From the Ground at Nguni Nursery , Makhanda, Eastern Cape, South Africa


At Nguni Nursery, every day is Indigenous Tree Day. We’ve been growing and advocating for indigenous trees long before it was a hashtag or a calendar day. From Cape Town to Grahamstown, across the Albany Thicket and beyond, our nursery has always stood for the importance of planting the right trees for the right place. Trees that belong to our landscapes, our people and our history.


So yes, we’re glad to see Indigenous Tree Day gaining traction. We’re glad to see schools, municipalities and even international players getting involved in planting more of our indigenous trees. It’s something worth celebrating.


But while we celebrate, we must also be honest.


There’s a growing inequality in how this indigenous tree movement is being rolled out.


Most of the tree planting campaigns, both local and global, talk about putting indigenous people first. The UN, restoration bodies, even big donors they all say the same thing "indigenous communities must benefit." Science is also clear,  ecological restoration, climate mitigation and reforestation work best when we use indigenous plant material and indigenous communities benifit"


But in practice, that’s not what we’re seeing.


The truth is, these trees, our trees are mostly being grown and planted through large, historically advantaged nurseries. Contracts and budgets rarely make their way to grassroots operators or local landowners who are actually based in the degraded landscapes that need restoration. Even though we are growing the very same species that are needed, we are often overlooked when it comes to large scale procurement.


Worse still, some of the most vulnerable communities, who live closest to the damaged ecosystems, continue to be left out of the equation. They don’t get the trees. They don’t get the jobs. And they don’t benefit from the long term value that indigenous trees bring, both economically and ecologically.

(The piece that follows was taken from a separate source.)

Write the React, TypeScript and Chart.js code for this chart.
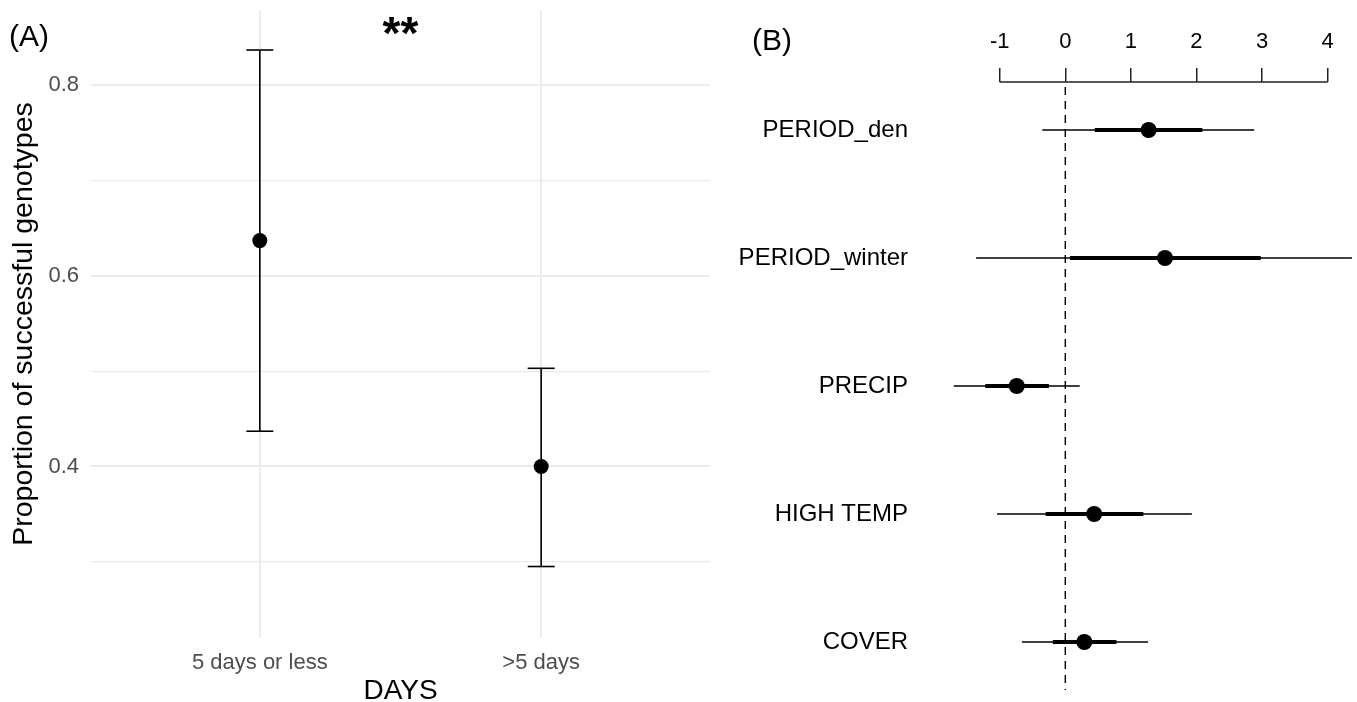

At Nguni Nursery, we’ve been exporting indigenous trees to the UAE, we’ve been contract-growing for restoration sites in South Africa and we’ve been training unemployed youth and women in seed collection, propagation and plant care. We know the potential of this work. We’ve lived it.


But we’ve also been in meetings where we were told there’s no budget. We’ve seen excellent programmes like Working for Water collapse due to lack of funding. And we’ve seen project photos used for media, but never checked again for survival or impact.


We support Indigenous Tree Day with everything we’ve got, but support must be more than a media post or a once-off planting. It must be followed by access. By resources. By partnerships that actually include and benefit the people doing the real work, landowners, rural nurseries, small producers and indigenous communities.


If we want long-term impact, we need to build an industry that doesn’t just value indigenous trees, but also values the indigenous people growing and protecting them.


Let’s plant trees, yes. But let’s also plant justice.